IFAs account for just 1% of claims
IFAs accounted for just 1% of complaints referred to the Financial Ombudsman Service (FOS) in the 2011/12 financial year, as complaints against advisers continue to fall.
FOS's annual review, published today, shows there were 2,644 complaints against IFAs referred to FOS in 2011/12, down from 3,092 the previous year.
As a proportion of all complaints, IFA complaints have now fallen from 2% of cases in 2009/10 to 1.5% in 2010/11 and 1% in 2011/12.
FOS said this reflects the steady decline in the number of complaints relating to investments and pensions.
The Ombudsman upheld 54% of cases against IFAs in 2011/12. Overall, it upheld 64% of all claims received, up from 51% the previous year.
Claims for payment protection insurance dominated FOS’s workload over the past year, accounting for 60% of new cases. The next most complained about product was credit cards at 7% of cases.
There were 157,716 complaints received about PPI in 2011/12, up from 104,597 the previous year.
Complaints about income protection (IP) and critical illness (CI) also increased. IP complaints rose by 34%, from 720 in 2010/11 to 965 in 2011/12, while CI complaints increased by 55%, from 528 to 817.
Complaints about private medical insurance rose marginally, from 506 in 2010/11 to 513 in 2011/12.

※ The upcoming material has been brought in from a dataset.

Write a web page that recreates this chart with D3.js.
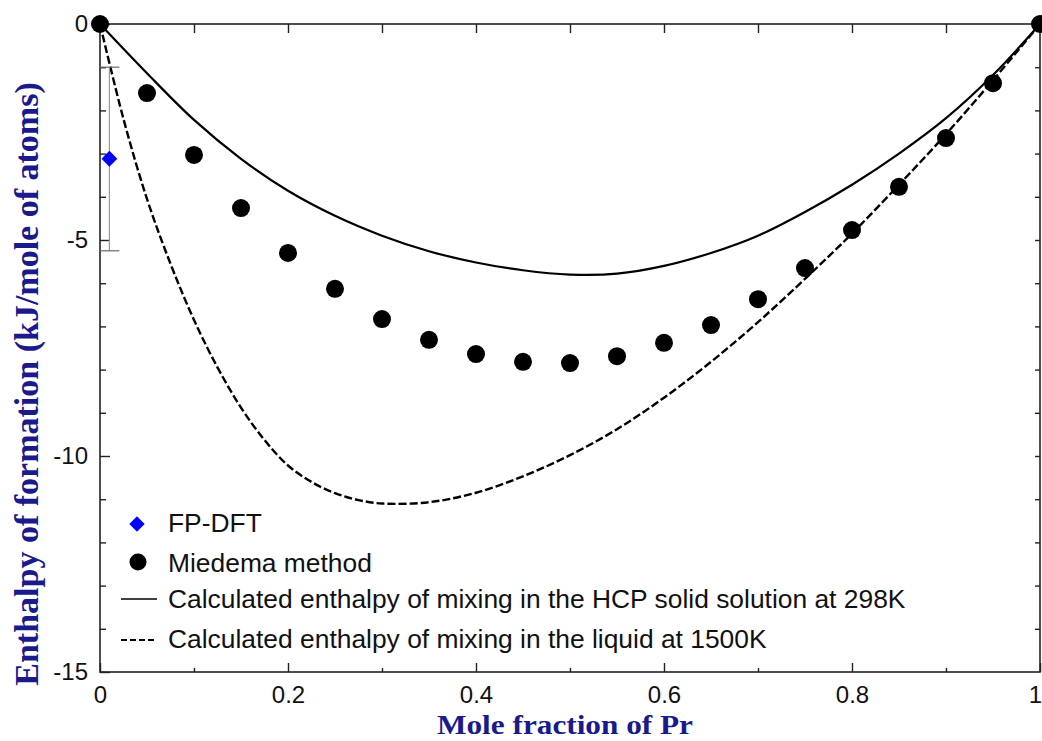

Meanwhile whole-of-life policies and savings endowments complaints were up 26%, from 3,328 to 4,186.
Natalie Ceeney, chief ombudsman at FOS, said: “This year's been a struggle for many consumers, who've found themselves burdened by debt, besieged by claims companies and bewildered by the complexity of financial services. This has made our work at the ombudsman service more challenging – but more crucial – than ever before.

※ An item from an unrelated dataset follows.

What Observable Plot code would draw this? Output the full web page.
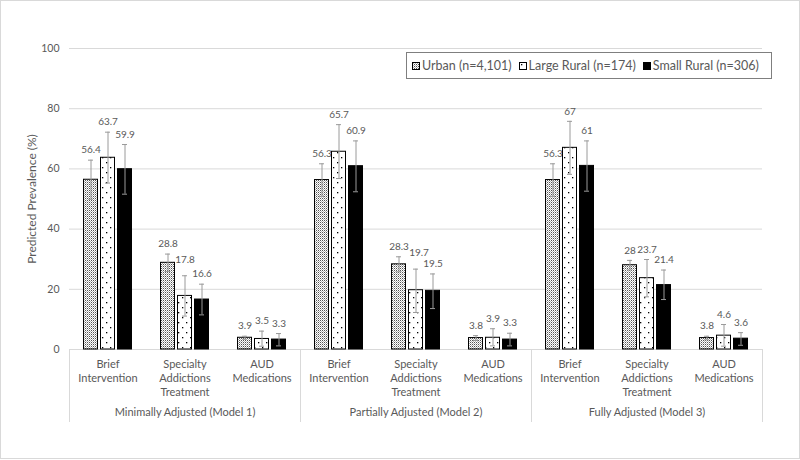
<!DOCTYPE html>
<html>
<head>
<meta charset="utf-8">
<script src="https://cdn.jsdelivr.net/npm/d3@7"></script>
<script src="https://cdn.jsdelivr.net/npm/@observablehq/plot@0.6"></script>
<style>
  body { margin: 0; background: #fff; font-family: Lato, "Open Sans", sans-serif; }
  #chart { position: relative; width: 800px; height: 460px; overflow: hidden; background: #fff; }
  #chart > svg.plotsvg { position: absolute; left: 0; top: 0; }
  #border { position: absolute; left: 0; top: 0; width: 800px; height: 459px; box-sizing: border-box; border: 1px solid #d9d9d9; pointer-events: none; }
  #legend { position: absolute; left: 406px; top: 52px; width: 366px; height: 27px; box-sizing: border-box;
            border: 1px solid #7f7f7f; background: #fff; display: flex; align-items: center; padding-left: 5px;
            font-size: 12.5px; color: #595959; white-space: nowrap; }
  #legend .item { display: flex; align-items: center; margin-right: 7px; }
  #legend svg { margin-right: 2px; }
</style>
</head>
<body>
<svg width="0" height="0" style="position:absolute">
  <defs>
    <pattern id="pat-urban" patternUnits="userSpaceOnUse" width="2" height="2">
      <rect width="2" height="2" fill="#fff"></rect>
      <rect x="0" y="0" width="1" height="1" fill="#555"></rect>
      <rect x="1" y="1" width="1" height="1" fill="#b5b5b5"></rect>
    </pattern>
    <pattern id="pat-large" patternUnits="userSpaceOnUse" width="8" height="10">
      <rect width="8" height="10" fill="#fff"></rect>
      <rect x="2" y="2" width="1.3" height="1.3" fill="#000"></rect>
      <rect x="6" y="7" width="1.3" height="1.3" fill="#000"></rect>
    </pattern>
  </defs>
</svg>
<div id="chart">
  <div id="legend"></div>
  <div id="border"></div>
</div>
<script>
// ---- data ----
const models = ["Minimally Adjusted (Model 1)", "Partially Adjusted (Model 2)", "Fully Adjusted (Model 3)"];
const categories = ["Brief Intervention", "Specialty Addictions Treatment", "AUD Medications"];
const categoryLabels = ["Brief\nIntervention", "Specialty\nAddictions\nTreatment", "AUD\nMedications"];
const seriesNames = ["Urban (n=4,101)", "Large Rural (n=174)", "Small Rural (n=306)"];
const yTicks = [0, 20, 40, 60, 80, 100];
const yLabel = "Predicted Prevalence (%)";

// values in order: Model1 (BI, SAT, AUD), Model2 (...), Model3 (...)
const urbanValues      = [56.4, 28.8, 3.9, 56.3, 28.3, 3.8, 56.3, 28, 3.8];
const largeRuralValues = [63.7, 17.8, 3.5, 65.7, 19.7, 3.9, 67, 23.7, 4.6];
const smallRuralValues = [59.9, 16.6, 3.3, 60.9, 19.5, 3.3, 61, 21.4, 3.6];
// error bar bounds
const urbanLow       = [49.9, 25.9, 3.4, 50.9, 25.8, 3.0, 50.9, 26.4, 3.2];
const urbanHigh      = [62.9, 31.7, 4.4, 61.7, 30.8, 4.6, 61.7, 29.6, 4.4];
const largeRuralLow  = [55.3, 11.1, 1.1, 56.8, 12.3, 1.2, 58.2, 17.5, 1.1];
const largeRuralHigh = [72.2, 24.5, 6.1, 74.7, 26.7, 6.9, 75.8, 29.9, 8.3];
const smallRuralLow  = [51.6, 11.5, 1.2, 52.4, 13.6, 1.2, 52.6, 16.6, 1.4];
const smallRuralHigh = [68.1, 21.7, 5.3, 69.3, 25.1, 5.4, 69.3, 26.4, 5.6];

// ---- build table ----
const valuesBySeries = [urbanValues, largeRuralValues, smallRuralValues];
const lowBySeries = [urbanLow, largeRuralLow, smallRuralLow];
const highBySeries = [urbanHigh, largeRuralHigh, smallRuralHigh];

// ---- styles ----
const fills = ["url(#pat-urban)", "url(#pat-large)", "#000"];
const offsets = [-17, 0, 17];
const barInset = 31.5;
const capInset = 36;
const labelFont = 10;
const textColor = "#595959";
const gridColor = "#d9d9d9";
const errColor = "#9a9a9a";
const pxPerUnit = 301 / 100;

// label collision avoidance (approximate text widths)
const textWidth = t => [...t].reduce((w, c) => w + (c === "." ? 0.25 : 0.58) * labelFont, 0);
function labelShift(si, i) {
  let dx = 0, dy = 0;
  if (si === 1) {
    const tU = String(urbanValues[i]), tL = String(largeRuralValues[i]), tS = String(smallRuralValues[i]);
    const overlapU = (textWidth(tU) + textWidth(tL)) / 2 > 17;
    const overlapS = (textWidth(tS) + textWidth(tL)) / 2 > 17;
    if (overlapU && Math.abs(urbanHigh[i] - largeRuralHigh[i]) * pxPerUnit < 13) dx = 3;
    if (overlapS && Math.abs(smallRuralHigh[i] - largeRuralHigh[i]) * pxPerUnit < 10) dy = -6;
  }
  return {dx, dy};
}

const rows = [];
seriesNames.forEach((s, si) => {
  valuesBySeries[si].forEach((v, i) => {
    const sh = labelShift(si, i);
    rows.push({
      model: models[Math.floor(i / 3)],
      category: categories[i % 3],
      series: s,
      value: v,
      lo: lowBySeries[si][i],
      hi: highBySeries[si][i],
      shiftKey: `${sh.dx},${sh.dy}`
    });
  });
});

const seriesMarks = seriesNames.flatMap((s, si) => {
  const data = rows.filter(d => d.series === s);
  const shiftKeys = [...new Set(data.map(d => d.shiftKey))];
  return [
    Plot.barY(data, {fx: "model", x: "category", y: "value", fill: fills[si], stroke: "#000", strokeWidth: 1,
                     dx: offsets[si], insetLeft: barInset, insetRight: barInset}),
    Plot.ruleX(data, {fx: "model", x: "category", y1: "lo", y2: "hi", dx: offsets[si], stroke: errColor, strokeWidth: 1}),
    Plot.tickY(data, {fx: "model", x: "category", y: "lo", dx: offsets[si], stroke: errColor, insetLeft: capInset, insetRight: capInset}),
    Plot.tickY(data, {fx: "model", x: "category", y: "hi", dx: offsets[si], stroke: errColor, insetLeft: capInset, insetRight: capInset}),
    ...shiftKeys.map(k => {
      const [sdx, sdy] = k.split(",").map(Number);
      return Plot.text(data.filter(d => d.shiftKey === k), {
        fx: "model", x: "category", y: "hi", text: d => String(d.value),
        dx: offsets[si] + sdx, dy: -10 + sdy, fill: textColor, fontSize: labelFont
      });
    })
  ];
});

const chart = Plot.plot({
  width: 800,
  height: 460,
  marginLeft: 69,
  marginRight: 38,
  marginTop: 48,
  marginBottom: 111,
  style: {fontFamily: "Lato, 'Open Sans', sans-serif", fontSize: "11px", color: textColor, background: "transparent", overflow: "visible"},
  fx: {domain: models, padding: 0, label: null},
  x: {domain: categories, padding: 0},
  y: {domain: [0, 100]},
  marks: [
    Plot.ruleY(yTicks, {stroke: gridColor, strokeWidth: 1}),
    Plot.frame({anchor: "left", stroke: gridColor, insetTop: 229, dy: 72}),
    Plot.frame({anchor: "right", stroke: gridColor, insetTop: 229, dy: 72}),
    Plot.axisY({ticks: yTicks, tickSize: 0, tickPadding: 10, fontSize: 10.5, label: null}),
    Plot.axisY({ticks: [], tickSize: 0, fontSize: 12, label: yLabel, labelAnchor: "center", labelOffset: 42, labelArrow: "none"}),
    Plot.axisX({tickSize: 0, tickPadding: 9, fontSize: 11, lineHeight: 1.27, label: null,
                tickFormat: d => categoryLabels[categories.indexOf(d)]}),
    Plot.axisFx({anchor: "bottom", tickSize: 0, tickPadding: 59, fontSize: 11, label: null}),
    ...seriesMarks
  ]
});
chart.classList.add("plotsvg");
const container = document.getElementById("chart");
container.insertBefore(chart, container.firstChild);

// ---- legend ----
const legend = document.getElementById("legend");
seriesNames.forEach((s, si) => {
  const item = document.createElement("div");
  item.className = "item";
  item.innerHTML = `<svg width="8" height="8"><rect x="0.5" y="0.5" width="7" height="7" fill="${fills[si]}" stroke="#000"></rect></svg><span>${s}</span>`;
  legend.appendChild(item);
});
</script>
</body>
</html>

“I believe there's something we can all learn from what we've seen this year – to help prevent future problems and complaints. What's gone wrong in the past doesn't need to happen again.”
In response to the figures, the Association of Independent Financial Advisers (AIFA) called for the regulator to recognise the falling number of complaints against IFAs by paying a regulatory dividend to firms.

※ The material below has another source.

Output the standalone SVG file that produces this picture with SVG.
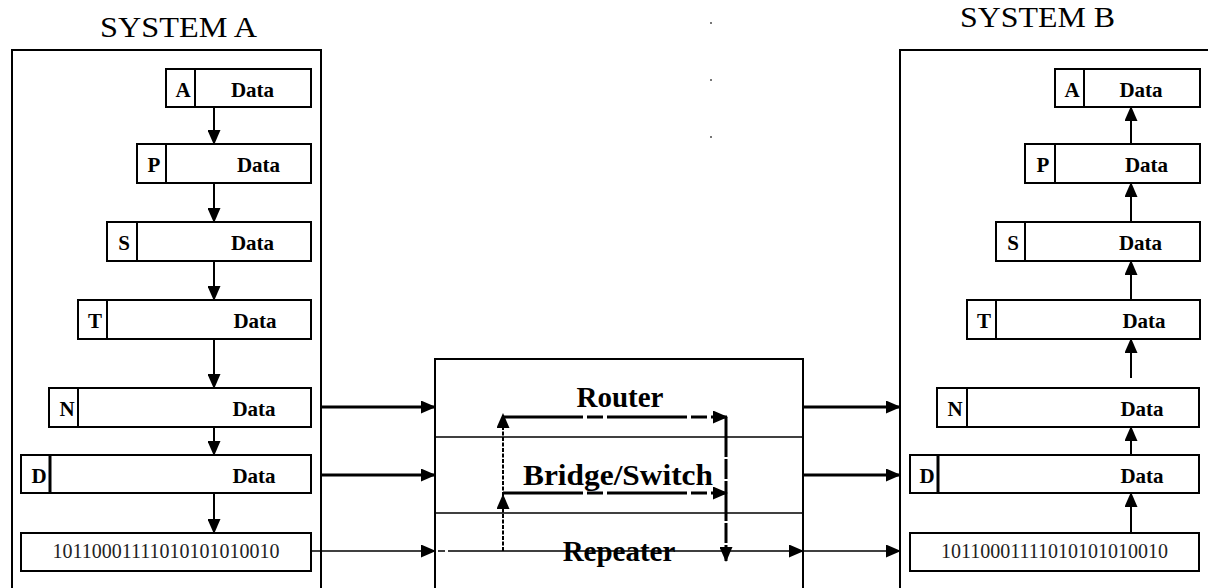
<svg xmlns="http://www.w3.org/2000/svg" width="1208" height="588" viewBox="0 0 1208 588">
<defs>
<marker id="ah" markerUnits="userSpaceOnUse" markerWidth="15" markerHeight="13" refX="14" refY="6.5" orient="auto"><path d="M0,0 L15,6.5 L0,13 z" fill="#000"/></marker>
<style>
.frame{fill:none;stroke:#000;stroke-width:2}
.box{fill:#fff;stroke:#000;stroke-width:2}
.div{stroke:#000;stroke-width:2}
.lbl{font-family:"Liberation Serif","Times New Roman",serif;font-weight:bold;font-size:21px;text-anchor:middle;fill:#000}
.bits{font-family:"Liberation Serif","Times New Roman",serif;font-size:20px;text-anchor:middle;fill:#222}
.title{font-family:"Liberation Serif","Times New Roman",serif;font-size:30px;text-anchor:middle;fill:#000}
.dev{font-family:"Liberation Serif","Times New Roman",serif;font-weight:bold;font-size:29px;text-anchor:middle;fill:#000}
.arr{stroke:#000;stroke-width:2;fill:none;marker-end:url(#ah)}
.thick{stroke:#000;stroke-width:3;fill:none;marker-end:url(#ah)}
.thin{stroke:#000;stroke-width:1.5;fill:none;marker-end:url(#ah)}
.dash{stroke:#000;stroke-width:3;fill:none;marker-end:url(#ah);stroke-dasharray:80 4 16 4}
.dot{stroke:#000;stroke-width:2;fill:none;marker-end:url(#ah);stroke-dasharray:4 1.5}
.vd{stroke:#000;stroke-width:3;fill:none;marker-end:url(#ah);stroke-dasharray:40 2 20 2}
</style>
</defs>
<rect width="1208" height="588" fill="#fff"/>

<g id="dots" fill="#777">
<rect x="710" y="22" width="2" height="2"/>
<rect x="710" y="79" width="2" height="2"/>
<rect x="710" y="136" width="2" height="2"/>
</g>

<g id="systemA">
<text class="title" x="178.5" y="37" textLength="157" lengthAdjust="spacingAndGlyphs">SYSTEM A</text>
<rect class="frame" x="12" y="50" width="309" height="560"/>
</g>
<g id="a-A"><rect class="box" x="166" y="69" width="145" height="38"/><line class="div" x1="195" y1="69" x2="195" y2="107"/><text class="lbl" x="183" y="97">A</text><text class="lbl" x="252.5" y="97">Data</text></g>
<g id="a-P"><rect class="box" x="137" y="144" width="174" height="39"/><line class="div" x1="166" y1="144" x2="166" y2="183"/><text class="lbl" x="154" y="172">P</text><text class="lbl" x="258.5" y="172">Data</text></g>
<g id="a-S"><rect class="box" x="107" y="222" width="204" height="39"/><line class="div" x1="137" y1="222" x2="137" y2="261"/><text class="lbl" x="124" y="250">S</text><text class="lbl" x="252.5" y="250">Data</text></g>
<g id="a-T"><rect class="box" x="78" y="300" width="233" height="39"/><line class="div" x1="107" y1="300" x2="107" y2="339"/><text class="lbl" x="95" y="328">T</text><text class="lbl" x="255" y="328">Data</text></g>
<g id="a-N"><rect class="box" x="49" y="388" width="262" height="39"/><line class="div" x1="78" y1="388" x2="78" y2="427"/><text class="lbl" x="67" y="416">N</text><text class="lbl" x="254" y="416">Data</text></g>
<g id="a-D"><rect class="box" x="21" y="455" width="290" height="38"/><line class="div" x1="50" y1="455" x2="50" y2="493" style="stroke-width:3"/><text class="lbl" x="39" y="483">D</text><text class="lbl" x="254" y="483">Data</text></g>
<g id="a-bits"><rect class="box" x="21" y="533" width="290" height="38"/><text class="bits" x="166" y="558">10110001111010101010010</text></g>

<g id="systemB">
<text class="title" x="1037.5" y="27" textLength="155" lengthAdjust="spacingAndGlyphs">SYSTEM B</text>
<rect class="frame" x="900" y="50" width="330" height="560"/>
</g>
<g id="b-A"><rect class="box" x="1055" y="69" width="145" height="38"/><line class="div" x1="1084" y1="69" x2="1084" y2="107"/><text class="lbl" x="1072" y="97">A</text><text class="lbl" x="1141" y="97">Data</text></g>
<g id="b-P"><rect class="box" x="1025" y="144" width="175" height="39"/><line class="div" x1="1055" y1="144" x2="1055" y2="183"/><text class="lbl" x="1043" y="172">P</text><text class="lbl" x="1146.5" y="172">Data</text></g>
<g id="b-S"><rect class="box" x="996" y="222" width="204" height="39"/><line class="div" x1="1025" y1="222" x2="1025" y2="261"/><text class="lbl" x="1013" y="250">S</text><text class="lbl" x="1140.5" y="250">Data</text></g>
<g id="b-T"><rect class="box" x="967" y="300" width="233" height="39"/><line class="div" x1="996" y1="300" x2="996" y2="339"/><text class="lbl" x="984" y="328">T</text><text class="lbl" x="1144" y="328">Data</text></g>
<g id="b-N"><rect class="box" x="937" y="388" width="262" height="39"/><line class="div" x1="967" y1="388" x2="967" y2="427"/><text class="lbl" x="955" y="416">N</text><text class="lbl" x="1142" y="416">Data</text></g>
<g id="b-D"><rect class="box" x="910" y="455" width="289" height="38"/><line class="div" x1="938" y1="455" x2="938" y2="493" style="stroke-width:3"/><text class="lbl" x="927" y="483">D</text><text class="lbl" x="1142" y="483">Data</text></g>
<g id="b-bits"><rect class="box" x="910" y="533" width="289" height="38"/><text class="bits" x="1054.5" y="558">10110001111010101010010</text></g>

<g id="network">
<rect class="frame" x="435" y="359" width="368" height="260"/>
<line x1="435" y1="437" x2="803" y2="437" stroke="#000" stroke-width="1.5"/>
<line x1="435" y1="513" x2="803" y2="513" stroke="#000" stroke-width="1.5"/>
</g>

<g id="connectors">
<line class="arr" x1="214" y1="107" x2="214" y2="144"/>
<line class="arr" x1="214" y1="183" x2="214" y2="222"/>
<line class="arr" x1="214" y1="261" x2="214" y2="300"/>
<line class="arr" x1="214" y1="339" x2="214" y2="388"/>
<line class="arr" x1="214" y1="427" x2="214" y2="455"/>
<line class="arr" x1="214" y1="493" x2="214" y2="533"/>

<line class="arr" x1="1131" y1="144" x2="1131" y2="107"/>
<line class="arr" x1="1131" y1="222" x2="1131" y2="183"/>
<line class="arr" x1="1131" y1="300" x2="1131" y2="261"/>
<line class="arr" x1="1131" y1="378" x2="1131" y2="339"/>
<line class="arr" x1="1131" y1="455" x2="1131" y2="427"/>
<line class="arr" x1="1131" y1="533" x2="1131" y2="493"/>

<line class="thick" x1="321" y1="407" x2="435" y2="407"/>
<line class="thick" x1="321" y1="475" x2="435" y2="475"/>
<line class="thin" x1="311" y1="551" x2="435" y2="551"/>
<line class="thick" x1="803" y1="407" x2="900" y2="407"/>
<line class="thick" x1="803" y1="475" x2="900" y2="475"/>
<line class="thin" x1="435" y1="551" x2="803" y2="551" style="stroke-dasharray:0 3 7 3 600"/>
<line class="thin" x1="803" y1="551" x2="900" y2="551"/>

<line class="dot" x1="503" y1="551" x2="503" y2="495"/>
<line class="dot" x1="503" y1="507" x2="503" y2="414"/>
<line class="dash" x1="503" y1="417" x2="727" y2="417"/>
<line class="dash" x1="503" y1="493" x2="727" y2="493"/>
<line class="vd" x1="726" y1="417" x2="726" y2="561"/>
</g>

<g id="labels">
<text class="dev" x="620" y="407">Router</text>
<text class="dev" x="618" y="485" textLength="190" lengthAdjust="spacingAndGlyphs">Bridge/Switch</text>
<text class="dev" x="619" y="561">Repeater</text>
</g>
</svg>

Chris Hannant, policy director at AIFA, said: “It is extremely positive that complaints against advisers continue to fall and shows that advisers are looking after their clients. The regulator now needs to recognise this in its approach to the profession.
“Advisers have responded to the demands of the Retail Distribution Review and the Financial Services Authority(FSA) now needs to deliver on its promise of a regulatory dividend for firms. Unlimited liability of advice and rising PI premiums, due to the retrospective actions of the FSA, are damaging the profession. The regulator needs to act now to deliver a fairer outcome for advisers.”